Detrás de la posición intransigente de De Gennaro está la idea, que ya hemos comentado, del kirchnerismo como una simulación. En palabras del sindicalista, como un “verso”, una distracción falsamente disfrazada de progresista, lo que definiría un panorama de confrontación política en el cual un gobierno de derecha compite con una oposición que también lo es. El punto es crítico: el actual es un gobierno con luces y sombras, qué duda cabe. Pero incluso los más enojados podrán admitir que ha recogido algunas de las banderas que la CTA viene levantando desde hace décadas, como la Asignación Universal o la nacionalización de las AFJP. En estos casos, el acompañamiento de los sectores de la CTA cercanos a De Gennaro, como Claudio Lozano, llega después de mucho trajín, a regañadientes, como si no les quedara otra.

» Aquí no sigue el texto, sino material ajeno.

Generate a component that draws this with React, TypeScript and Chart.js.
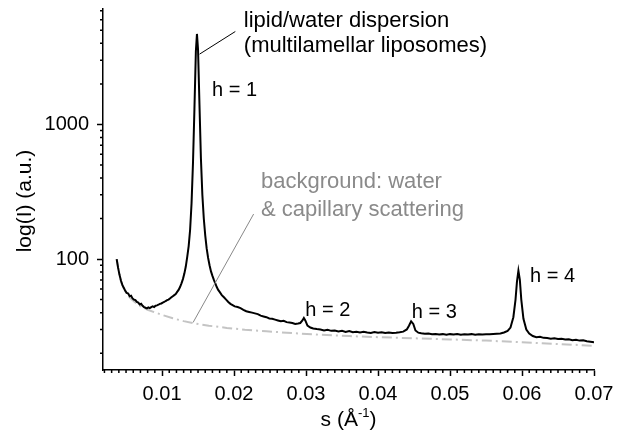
import React, { useEffect, useRef } from "react";
import { Chart, registerables } from "chart.js";

Chart.register(...registerables);

// ---- data ----
const S_MAIN = [
  0.0037, 0.0039, 0.0041, 0.0043, 0.0045, 0.0047, 0.0049, 0.0051, 0.0053, 0.0055,
  0.0057, 0.0059, 0.0061, 0.0063, 0.0065, 0.0067, 0.0069, 0.0071, 0.0073, 0.0075,
  0.0077, 0.0079, 0.0081, 0.0083, 0.0085, 0.0087, 0.0089, 0.0091, 0.0093, 0.0095,
  0.0097, 0.0099, 0.0101, 0.0103, 0.0105, 0.0107, 0.0109, 0.0111, 0.0113, 0.0115,
  0.0117, 0.0119, 0.0121, 0.0123, 0.0125, 0.0127, 0.0129, 0.0131, 0.0133, 0.0135,
  0.0137, 0.0139, 0.0141, 0.0143, 0.0145, 0.0147, 0.01485, 0.015, 0.0152, 0.0154,
  0.0156, 0.0158, 0.016, 0.0162, 0.0164, 0.0166, 0.0168, 0.017, 0.0172, 0.0174,
  0.0176, 0.0178, 0.018, 0.0183, 0.0186, 0.0189, 0.0192, 0.0195, 0.0198, 0.0201,
  0.0205, 0.0209, 0.0213, 0.0217, 0.0221, 0.0225, 0.0229, 0.0233, 0.0237, 0.0241,
  0.0245, 0.0249, 0.0253, 0.0257, 0.0261, 0.0265, 0.0269, 0.0273, 0.0277, 0.0281,
  0.0285, 0.0289, 0.0292, 0.0295, 0.0297, 0.0299, 0.0302, 0.0306, 0.031, 0.0315,
  0.032, 0.0325, 0.033, 0.0335, 0.034, 0.0345, 0.035, 0.0355, 0.036, 0.0365,
  0.037, 0.0375, 0.038, 0.0385, 0.039, 0.0395, 0.04, 0.0405, 0.041, 0.0415,
  0.042, 0.0425, 0.043, 0.0435, 0.044, 0.0443, 0.0446, 0.0449, 0.0452, 0.0456,
  0.046, 0.0465, 0.047, 0.0475, 0.048, 0.0485, 0.049, 0.0495, 0.05, 0.0505,
  0.051, 0.0515, 0.052, 0.0525, 0.053, 0.0535, 0.054, 0.0545, 0.055, 0.0555,
  0.056, 0.0565, 0.057, 0.0575, 0.058, 0.0584, 0.0588, 0.0591, 0.0593, 0.0595,
  0.0597, 0.0599, 0.0602, 0.0606, 0.061, 0.0615, 0.062, 0.0625, 0.063, 0.0635,
  0.064, 0.0645, 0.065, 0.0655, 0.066, 0.0665, 0.067, 0.0675, 0.068, 0.0685,
  0.069, 0.0695, 0.07,
];
const I_MAIN = [
  100, 86, 76, 69, 64, 61, 58, 56, 55.5, 53,
  53.5, 51, 50, 49.5, 48, 47.5, 46, 46.5, 45, 44,
  43.5, 43, 43.8, 43.2, 44, 44.5, 44, 45, 45.3, 45.8,
  46.5, 46.8, 47.5, 48, 48.8, 49.5, 50, 51, 52, 53,
  54, 55, 57, 59, 62, 66, 71, 78, 88, 104,
  125, 165, 260, 520, 1300, 3500, 4700, 3600, 1400, 560,
  300, 200, 150, 120, 102, 90, 81, 75, 70, 66,
  62, 59, 57, 54, 52, 50, 48, 46.5, 45.5, 44.5,
  44, 43.2, 42, 41, 40.5, 40, 39.5, 39, 38, 37.5,
  37, 36.2, 36, 35.5, 35, 34.5, 34.8, 34, 33.8, 33.5,
  33, 33.2, 33.5, 35, 36.5, 35, 32, 31, 30.5, 30.2,
  30, 29.5, 29.8, 29.3, 29.5, 29, 29.3, 28.8, 29.2, 28.6,
  28.9, 28.5, 28.8, 28.5, 28.3, 28.7, 28.4, 28.6, 28.2, 28.5,
  28.3, 28.4, 28.6, 28.9, 30, 32, 34.5, 33, 29.5, 28.4,
  28.1, 27.9, 28, 27.6, 27.8, 27.5, 27.7, 27.4, 27.7, 27.5,
  27.8, 27.4, 27.6, 27.5, 27.7, 27.4, 27.6, 27.5, 27.7, 27.6,
  27.8, 27.9, 28, 28.5, 29.3, 31, 37, 50, 68, 82,
  70, 50, 36, 30, 28, 26.8, 26.3, 26.5, 26, 25.9,
  25.6, 25.8, 25.5, 25.6, 25.3, 25.4, 25, 25.2, 24.8, 24.9,
  24.5, 24.3, 24.1,
];

const S_BG = [
  0.0037, 0.004, 0.0043, 0.0047, 0.0052, 0.0058, 0.0065, 0.0072, 0.008, 0.009,
  0.01, 0.0115, 0.013, 0.0145, 0.0165, 0.019, 0.0215, 0.0245, 0.028, 0.032,
  0.036, 0.04, 0.045, 0.05, 0.055, 0.06, 0.065, 0.07,
];
const I_BG = [
  100, 80, 68, 60, 54, 50, 46.5, 44, 42, 40.2,
  38.5, 36.3, 34.6, 33.3, 32, 30.8, 29.9, 29.1, 28.2, 27.4,
  26.8, 26.3, 25.8, 25.3, 24.8, 24.1, 23.4, 22.7,
];

const X_TICKS = [0.01, 0.02, 0.03, 0.04, 0.05, 0.06, 0.07];
const X_TICK_LABELS = ["0.01", "0.02", "0.03", "0.04", "0.05", "0.06", "0.07"];
const Y_TICKS = [100, 1000];
const Y_TICK_LABELS = ["100", "1000"];
const Y_MINOR = [20, 30, 40, 50, 60, 70, 80, 90, 200, 300, 400, 500, 600, 700, 800, 900, 2000, 3000, 4000, 5000, 6000, 7000];

const X_MIN = 0.0018;
const X_MAX = 0.07;
const Y_MIN = 15;
const Y_MAX = 7200;

// annotation texts (anchored in data coordinates)
const NOTE_MAIN = ["lipid/water dispersion", "(multilamellar liposomes)"];
const NOTE_MAIN_POS = { s: 0.02136, i: 5260 };
const NOTE_MAIN_LEADER = [{ s: 0.02018, i: 4900 }, { s: 0.01522, i: 3330 }];
const NOTE_BG = ["background: water", "& capillary scattering"];
const NOTE_BG_POS = { s: 0.02374, i: 337 };
const NOTE_BG_LEADER = [{ s: 0.02272, i: 216 }, { s: 0.01431, i: 33.8 }];
const ORDER_LABELS = ["h = 1", "h = 2", "h = 3", "h = 4"];
const ORDER_POS = [
  { s: 0.01694, i: 1620 },
  { s: 0.02989, i: 37.5 },
  { s: 0.04470, i: 36.3 },
  { s: 0.06112, i: 68 },
];

const FONT = "'Liberation Sans', Arial, sans-serif";

export default function App() {
  const ref = useRef<HTMLCanvasElement>(null);

  useEffect(() => {
    if (!ref.current) return;
    const mainData = S_MAIN.map((s, k) => ({ x: s, y: I_MAIN[k] }));
    const bgData = S_BG.map((s, k) => ({ x: s, y: I_BG[k] }));

    const overlay = {
      id: "overlay",
      afterDraw(chart: any) {
        const ctx = chart.ctx as CanvasRenderingContext2D;
        const xs = chart.scales.x;
        const ys = chart.scales.y;
        const area = chart.chartArea;
        const px = (s: number) => xs.getPixelForValue(s);
        const py = (v: number) => ys.getPixelForValue(v);
        ctx.save();
        // minor ticks
        ctx.strokeStyle = "#000";
        ctx.lineWidth = 1.5;
        ctx.beginPath();
        for (const v of Y_MINOR) {
          const y = py(v);
          if (y < area.top || y > area.bottom) continue;
          ctx.moveTo(area.left, y);
          ctx.lineTo(area.left - 3, y);
        }
        for (let k = 2; k <= 70; k++) {
          if (k % 10 === 0) continue;
          const x = px(k / 1000);
          ctx.moveTo(x, area.bottom);
          ctx.lineTo(x, area.bottom + 3);
        }
        ctx.stroke();

        // leaders
        ctx.lineWidth = 1;
        ctx.strokeStyle = "#000";
        ctx.beginPath();
        ctx.moveTo(px(NOTE_MAIN_LEADER[0].s), py(NOTE_MAIN_LEADER[0].i));
        ctx.lineTo(px(NOTE_MAIN_LEADER[1].s), py(NOTE_MAIN_LEADER[1].i));
        ctx.stroke();
        ctx.strokeStyle = "#888";
        ctx.beginPath();
        ctx.moveTo(px(NOTE_BG_LEADER[0].s), py(NOTE_BG_LEADER[0].i));
        ctx.lineTo(px(NOTE_BG_LEADER[1].s), py(NOTE_BG_LEADER[1].i));
        ctx.stroke();

        // annotation texts
        ctx.textAlign = "left";
        ctx.textBaseline = "alphabetic";
        ctx.font = `22px ${FONT}`;
        ctx.fillStyle = "#000";
        let x0 = px(NOTE_MAIN_POS.s);
        let y0 = py(NOTE_MAIN_POS.i);
        NOTE_MAIN.forEach((t, k) => ctx.fillText(t, x0, y0 + k * 25));
        ctx.fillStyle = "#8a8a8a";
        x0 = px(NOTE_BG_POS.s);
        y0 = py(NOTE_BG_POS.i);
        NOTE_BG.forEach((t, k) => ctx.fillText(t, x0, y0 + k * 27.7));
        ctx.fillStyle = "#000";
        ctx.font = `20px ${FONT}`;
        ORDER_LABELS.forEach((t, k) => ctx.fillText(t, px(ORDER_POS[k].s), py(ORDER_POS[k].i)));

        // axis titles
        ctx.font = `21px ${FONT}`;
        ctx.save();
        ctx.translate(31, 201);
        ctx.rotate(-Math.PI / 2);
        ctx.textAlign = "center";
        ctx.fillText("log(I) (a.u.)", 0, 0);
        ctx.restore();

        const cx = (area.left + area.right) / 2;
        const base = 426;
        const p1 = "s (Å";
        const p2 = "-1";
        const p3 = ")";
        ctx.font = `21px ${FONT}`;
        const w1 = ctx.measureText(p1).width;
        const w3 = ctx.measureText(p3).width;
        ctx.font = `13px ${FONT}`;
        const w2 = ctx.measureText(p2).width;
        const start = cx - (w1 + w2 + w3) / 2;
        ctx.font = `21px ${FONT}`;
        ctx.fillText(p1, start, base);
        ctx.font = `13px ${FONT}`;
        ctx.fillText(p2, start + w1, base - 9);
        ctx.font = `21px ${FONT}`;
        ctx.fillText(p3, start + w1 + w2, base);
        ctx.restore();
      },
    };

    const zeroPad = (s: any) => {
      s.paddingTop = 0;
      s.paddingBottom = 0;
      s.paddingLeft = 0;
      s.paddingRight = 0;
    };

    const chart = new Chart(ref.current, {
      type: "line",
      data: {
        datasets: [
          {
            label: "lipid/water dispersion",
            data: mainData,
            borderColor: "#000",
            borderWidth: 2,
            pointRadius: 0,
            tension: 0,
            fill: false,
          },
          {
            label: "background",
            data: bgData,
            borderColor: "#c4c4c4",
            borderWidth: 2,
            borderDash: [10, 4, 2, 4],
            pointRadius: 0,
            tension: 0,
            fill: false,
          },
        ],
      },
      options: {
        responsive: false,
        animation: false,
        events: [],
        layout: { padding: { top: 9, right: 23, left: 0, bottom: 0 } },
        plugins: {
          legend: { display: false },
          tooltip: { enabled: false },
        },
        scales: {
          x: {
            type: "linear",
            min: X_MIN,
            max: X_MAX,
            afterBuildTicks: (s: any) => {
              s.ticks = X_TICKS.map((v) => ({ value: v }));
            },
            afterFit: (s: any) => {
              s.height = 77;
              zeroPad(s);
            },
            ticks: {
              autoSkip: false,
              maxRotation: 0,
              padding: 6,
              color: "#000",
              font: { family: FONT, size: 20 },
              callback: (v: any) => {
                const k = X_TICKS.findIndex((t) => Math.abs(t - v) < 1e-9);
                return k >= 0 ? X_TICK_LABELS[k] : "";
              },
            },
            grid: {
              drawOnChartArea: false,
              drawTicks: true,
              tickLength: 6,
              tickColor: "#000",
              tickWidth: 1.5,
            },
            border: { display: true, color: "#000", width: 1.5 },
          },
          y: {
            type: "logarithmic",
            min: Y_MIN,
            max: Y_MAX,
            afterBuildTicks: (s: any) => {
              s.ticks = Y_TICKS.map((v) => ({ value: v }));
            },
            afterFit: (s: any) => {
              s.width = 103;
              zeroPad(s);
            },
            ticks: {
              autoSkip: false,
              padding: 8,
              color: "#000",
              font: { family: FONT, size: 20 },
              callback: (v: any) => {
                const k = Y_TICKS.indexOf(v);
                return k >= 0 ? Y_TICK_LABELS[k] : "";
              },
            },
            grid: {
              drawOnChartArea: false,
              drawTicks: true,
              tickLength: 6,
              tickColor: "#000",
              tickWidth: 1.5,
            },
            border: { display: true, color: "#000", width: 1.5 },
          },
        },
      },
      plugins: [overlay],
    });
    return () => chart.destroy();
  }, []);

  return (
    <div style={{ position: "fixed", left: 0, top: 0, width: 617, height: 447, background: "#fff" }}>
      <canvas ref={ref} width={617} height={447} />
    </div>
  );
}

Como señalamos, Lula tuvo que enfrentar varias derrotas antes de ganar la presidencia. Ocurre que, en un sistema democrático, la principal forma de acceder al poder no es a través de la construcción sindical o social, sino por vía de los votos. En democracia, ningún proyecto político realmente transformador y con vocación verdaderamente mayoritaria puede plantearse un horizonte de cambio sin someterse a la prueba electoral. Y es aquí donde aparece lo que los marxistas de antes llamaban la contradicción fundamental: los sectores populares siguen inclinándose mayoritariamente por el peronismo, en su versiones oficialista y disidente, menemista o kirchnerista. Los resultados de las últimas elecciones en el segundo cordón del conurbano, donde las fórmulas De Narváez-Solá y Kirchner-Scioli obtuvieron, sumadas, el 70 por ciento de los sufragios, son elocuentes.
Que los habitantes de Tres de Febrero se obstinen en elegir a Mario Ishii o que los de Ituzaingó insistan en apoyar a Alberto Descalzo quizás sea decepcionante, pero es –como diría Perón– la realidad. Construir castillos de naipes en un mundo ideal no parece el camino más inteligente para intentar cambiarla.